#### [Task requirements]
Repeat the full listing below verbatim and keep the images out.

— start of Dataset excerpt —

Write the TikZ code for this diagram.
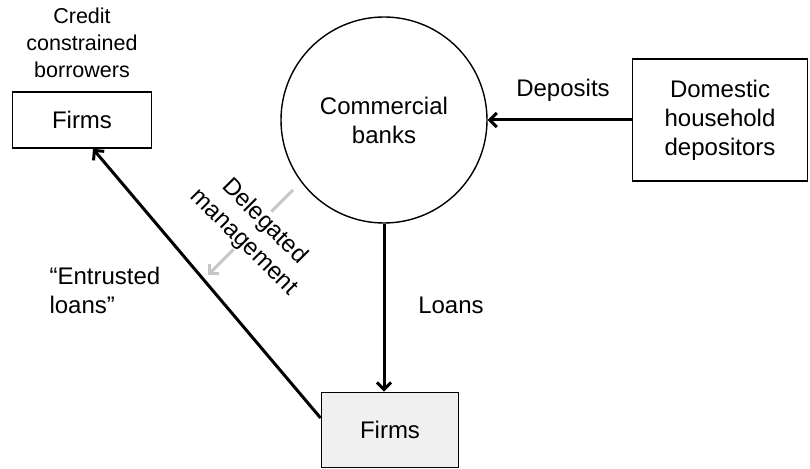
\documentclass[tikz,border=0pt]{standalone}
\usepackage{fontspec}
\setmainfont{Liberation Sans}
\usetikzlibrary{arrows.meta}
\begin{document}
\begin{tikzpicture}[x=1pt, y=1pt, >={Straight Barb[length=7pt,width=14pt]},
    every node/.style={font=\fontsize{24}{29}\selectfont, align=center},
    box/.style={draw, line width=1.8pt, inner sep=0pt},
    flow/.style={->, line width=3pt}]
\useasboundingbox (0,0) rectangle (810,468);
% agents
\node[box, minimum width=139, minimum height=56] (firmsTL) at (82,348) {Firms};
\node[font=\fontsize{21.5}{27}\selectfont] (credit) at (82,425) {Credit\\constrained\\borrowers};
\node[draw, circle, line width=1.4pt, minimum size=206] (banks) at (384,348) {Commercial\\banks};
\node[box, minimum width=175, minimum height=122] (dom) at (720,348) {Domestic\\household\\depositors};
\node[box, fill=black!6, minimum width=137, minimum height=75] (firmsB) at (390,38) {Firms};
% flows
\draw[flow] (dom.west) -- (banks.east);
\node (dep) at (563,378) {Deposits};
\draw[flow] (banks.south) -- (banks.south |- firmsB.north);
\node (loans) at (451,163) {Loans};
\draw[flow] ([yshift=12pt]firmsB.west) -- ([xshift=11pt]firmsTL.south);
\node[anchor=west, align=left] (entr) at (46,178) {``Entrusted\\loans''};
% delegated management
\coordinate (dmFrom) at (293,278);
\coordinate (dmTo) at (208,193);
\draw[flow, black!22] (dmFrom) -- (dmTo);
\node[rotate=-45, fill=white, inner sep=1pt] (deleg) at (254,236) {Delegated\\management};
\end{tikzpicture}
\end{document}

— end of Dataset excerpt —

#### [Correct result]
Write the TikZ code for this diagram.
\documentclass[tikz,border=0pt]{standalone}
\usepackage{fontspec}
\setmainfont{Liberation Sans}
\usetikzlibrary{arrows.meta}
\begin{document}
\begin{tikzpicture}[x=1pt, y=1pt, >={Straight Barb[length=7pt,width=14pt]},
    every node/.style={font=\fontsize{24}{29}\selectfont, align=center},
    box/.style={draw, line width=1.8pt, inner sep=0pt},
    flow/.style={->, line width=3pt}]
\useasboundingbox (0,0) rectangle (810,468);
% agents
\node[box, minimum width=139, minimum height=56] (firmsTL) at (82,348) {Firms};
\node[font=\fontsize{21.5}{27}\selectfont] (credit) at (82,425) {Credit\\constrained\\borrowers};
\node[draw, circle, line width=1.4pt, minimum size=206] (banks) at (384,348) {Commercial\\banks};
\node[box, minimum width=175, minimum height=122] (dom) at (720,348) {Domestic\\household\\depositors};
\node[box, fill=black!6, minimum width=137, minimum height=75] (firmsB) at (390,38) {Firms};
% flows
\draw[flow] (dom.west) -- (banks.east);
\node (dep) at (563,378) {Deposits};
\draw[flow] (banks.south) -- (banks.south |- firmsB.north);
\node (loans) at (451,163) {Loans};
\draw[flow] ([yshift=12pt]firmsB.west) -- ([xshift=11pt]firmsTL.south);
\node[anchor=west, align=left] (entr) at (46,178) {``Entrusted\\loans''};
% delegated management
\coordinate (dmFrom) at (293,278);
\coordinate (dmTo) at (208,193);
\draw[flow, black!22] (dmFrom) -- (dmTo);
\node[rotate=-45, fill=white, inner sep=1pt] (deleg) at (254,236) {Delegated\\management};
\end{tikzpicture}
\end{document}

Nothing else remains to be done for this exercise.